- **What you will do**
Leaving the pictures out, print the lines from the first line of the listing through the line containing "from matplotlib.patches import Polygon", exactly as they read, and no others.

- **Supplied information**
------------------------
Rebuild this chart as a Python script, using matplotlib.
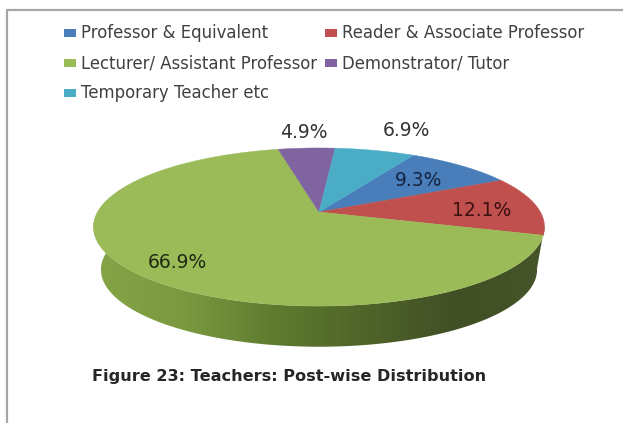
import numpy as np
import matplotlib
matplotlib.use("Agg")
import matplotlib.pyplot as plt
from matplotlib.colors import LinearSegmentedColormap
from matplotlib.patches import Polygon

categories = ["Professor & Equivalent", "Reader & Associate Professor",
              "Lecturer/ Assistant Professor", "Demonstrator/ Tutor", "Temporary Teacher etc"]
values = [9.3, 12.1, 66.9, 4.9, 6.9]
colors = ["#4a7ebb", "#c0504d", "#9bbb59", "#8064a2", "#4bacc6"]
labels = ["9.3%", "12.1%", "66.9%", "4.9%", "6.9%"]

START = 60.2  # rim angle where the blue slice begins, going clockwise
APEX = (319, 212)
A, B, K = 221.4, 76.2, 0.19
FONT = "DejaVu Sans"


def project(theta, scale_x=1.0, scale_y=1.0, drop=0.0):
    # tilted disc: the far edge comes out smaller than the near edge
    x = np.cos(np.radians(theta))
    y = np.sin(np.radians(theta))
    w = 1 + K * y
    return APEX[0] + scale_x * A * x / w, APEX[1] + drop - scale_y * B * y / w


fig = plt.figure(figsize=(6.23, 4.23), dpi=100)
ax = fig.add_axes([0, 0, 1, 1])
ax.set_xlim(0, 623)
ax.set_ylim(423, 0)
ax.axis("off")

# chart frame, open on the right and at the bottom
ax.plot([7, 7, 623], [423, 10, 10], color="#a6a6a6", lw=1.6)

# side of the pie
theta = np.linspace(-10, -190, 200)
tx, ty = project(theta)
bx, by = project(theta[::-1], 0.967, 0.975, 43)
side = Polygon(np.column_stack([np.r_[tx, bx], np.r_[ty, by]]), closed=True,
               facecolor="none", edgecolor="none")
ax.add_patch(side)
side_cmap = LinearSegmentedColormap.from_list(
    "side", ["#86a548", "#7b9a40", "#5f7c30", "#4f6429", "#414f25", "#46542a"])
grad = ax.imshow(np.linspace(0, 1, 256)[None, :], cmap=side_cmap, aspect="auto",
                 extent=[90, 548, 423, 0], zorder=1)
grad.set_clip_path(side)
ax.set_xlim(0, 623)
ax.set_ylim(423, 0)

# slices, clockwise from START
edges = START - np.r_[0, np.cumsum(values)] / np.sum(values) * 360
for i, color in enumerate(colors):
    theta = np.linspace(edges[i], edges[i + 1], 120)
    x, y = project(theta)
    ax.fill(np.r_[APEX[0], x], np.r_[APEX[1], y], color=color, lw=0.3, zorder=2)

# data labels
label_xy = [(419, 180), (482, 210), (177, 262), (304, 132), (406, 131)]
label_colors = ["#14233f", "#3d1012", "#1f2a12", "#333333", "#333333"]
for text, (lx, ly), c in zip(labels, label_xy, label_colors):
    ax.text(lx, ly, text, ha="center", va="center", fontsize=13.5, color=c,
            family=FONT, zorder=3)

# legend
legend_xy = [(64, 33), (325, 33), (64, 63), (325, 63), (64, 93)]
for name, color, (lx, ly) in zip(categories, colors, legend_xy):
    ax.fill([lx, lx + 12, lx + 12, lx], [ly - 4, ly - 4, ly + 4, ly + 4], color=color, lw=0, zorder=3)
    ax.text(lx + 17, ly, name, ha="left", va="center", fontsize=11.9, color="#404040",
            family=FONT, zorder=3)

ax.text(92, 376, "Figure 23: Teachers: Post-wise Distribution", ha="left", va="center",
        fontsize=11.6, fontweight="bold", color="#262626", family=FONT, zorder=3)

fig.savefig("out.png", dpi=100)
------------------------
- **Full output**
Rebuild this chart as a Python script, using matplotlib.
import numpy as np
import matplotlib
matplotlib.use("Agg")
import matplotlib.pyplot as plt
from matplotlib.colors import LinearSegmentedColormap
from matplotlib.patches import Polygon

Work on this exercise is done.